Et que répondent-ils?
«On ne peut pas! Le Kosovo est un État indépendant dans des frontières qui existent. Nous comprenons votre problème, mais nous ne pouvons rien vous proposer actuellement.»
Autrement dit, tout est possible, mais nous devons reconnaître le Kosovo?
J'ai la conscience tranquille parce que je me bats toujours et partout pour notre peuple et notre pays. Nous n'avons pris aucune décision sous la pression de qui que ce soit. Je n'ai pas relâché de terroristes et je n'ai pas renoncé à la célébration de l'anniversaire de l'agression de l'Otan contre la Yougoslavie. Nous avons mené notre politique comme un État libre et indépendant, et nous continuerons dans ce sens. Le fait est que l'autre camp sait ce que veut le Kosovo indépendant, alors que nous savons souvent ce que nous ne voulons pas, mais ne comprenons pas ce que nous voulons.
Nous voudrions que quelque part sur notre territoire soit inscrit une Kacanik, sans aucun Serbe et qui est un grand centre pour le recrutement de terroristes de Daech* dans toute l'Europe (Kacanik est une ville du Kosovo. En 2015, la chaîne croate HRT a qualifié la ville de Kacanik de champion du nombre de terroristes de Daech* par habitant dans un reportage sur le Kosovo, ndlr). A terme aucun Serbe ne voudra vivre à Kacanik.
Disposez-vous de mécanismes pour protéger les Serbes au Kosovo?
Nous trouverons toujours des moyens pour protéger les Serbes contre les pogroms et de ce qu'ils ont vécu dans les années 1990 et en 2004 (le plus grand pogrom antiserbe au Kosovo). Je le dis sérieusement, pas parce que je menace ou que j'ai de tels plans. Nous ne permettons à personne de tuer et de chasser notre peuple.
Le format des négociations sur le Kosovo peut-il changer? Que pensez-vous de l'organisation d'une conférence internationale?
Je me méfie des conférences internationales. Mais si elle devait avoir lieu, ce devrait être avec la participation de tous les principaux États. Je prône un dialogue avec les Albanais pour tenter de trouver un compromis. C'est difficile, bien sûr.

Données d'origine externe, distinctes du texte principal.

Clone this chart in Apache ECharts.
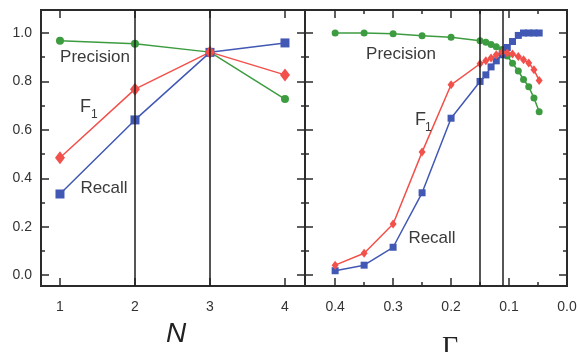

Remarque: à la fin de l'entretien avec la rédactrice en chef de Sputnik Serbie Ljubinka Minicic, le Président Aleksandar Vucic a déclaré: «Après ma visite à Sotchi je suis prêt (à poursuivre le dialogue). Je rencontrerai le Président Poutine le 4 décembre à Sotchi… Les 5 et 6 décembre je pourrai commenter toutes les ententes avec le Président Poutine, ce qui, je pense, est important aussi bien pour vous que pour notre pays.»